He started broadcasting from the stations of All India Radio in 1939, starting at Lucknow, and then expanding to Lahore, Peshawar, Delhi, and others. He established himself as singer of Gazals of Ghalib, Iqbal, Daagh and others. He made his first record for His Master's Voice in 1941 in Calcutta.

During the early part of his singing career, when he was in Calcutta, he sang playback and played minor roles in a number of Hindi and Bengali films. He sang two solos, "jaago musafir jaago" and, "tu sun le matawale" and acted in the movie Raaj Lakshami (1945) produced by M. P. Productions, Calcutta, with music by Robin Chatterji and lyrics by Suresh Chaudhari. These appear to be his first two songs for a Hindi movie. Later, he graduated to play the lead role

opposite Bharati Devi in Sampapti.

He entered Bombay film arena in 1949 with the film Arzoo, music directed by Anil Biswas. The song 'ae dil, mujhe aisi jagah le chal' became an instant hit. The soft, mellifluous voice took the Bombay film world by storm and soon he established a reputation as a top singer, honing his talents under ace composers like Anil Biswas, Sajjad Hussain, Vinod, Naushad, C. Ramchandra, Salil Chowdhury, S. D. Burman, Roshan, Madan Mohan, Shankar-Jaikishan, Khayyam and O. P. Nayar, to name a few.

He lent his voice to more than a thousand film songs, almost all becoming hits of the time, and also acted in a number of films, that include Dil-e-Nadan, Sone Ki Chidiya, Lala Rookh, Ek Gaon Ki Kahani, Waris and Raftar.
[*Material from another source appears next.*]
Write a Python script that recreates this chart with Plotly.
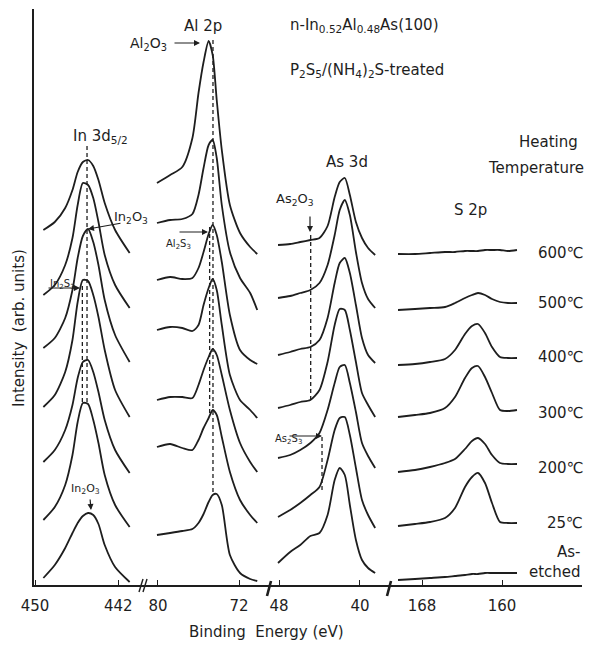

In between his film and radio work this busy artiste found time to travel all over the country on concert tours.

Talat Mahmood had an extremely polished voice with lot of expression in it and it is this quality that made him eminently suitable for the rendering of modern romantic songs, film geet and ghazals type. Talat Mahmood went on to achieve the stature of a ghazal icon for whom poets

and music directors alike were eager to compose. They knew his lips had this gift of further refining their composition. And it is no exaggeration to say that his stylized singing have few equals anywhere. The intensity of expression he could infuse into his voice made him the king of ghazal singers. Talat Mahmood was the ghazal original and that all who followed, including himself, were inspired by his style and idiom. He sang at a time when lyrics were unsurpassed in their beauty written by poets like Ghalib, and newer aspirants like Shakeel Badayuni, Majrooh Sultanpuri and Sahir Ludhianvi. Truly was poetry integral to the music that Talat Mahmood made. And it was this intrinsic poetic content in his vocalizing that elevated a mere film song, in his crooning custody, to a near art form. This, combined with a voice so distinctly different, made a combination almost magical

That he was received less than his due from the film industry, can be chalked up as one black mark for the industry to which he brought a rare grace that no one has equaled, for his was a voice that comes once in a lifetime. Legends like him aren't born everyday and when they do their place can't be filled by anybody.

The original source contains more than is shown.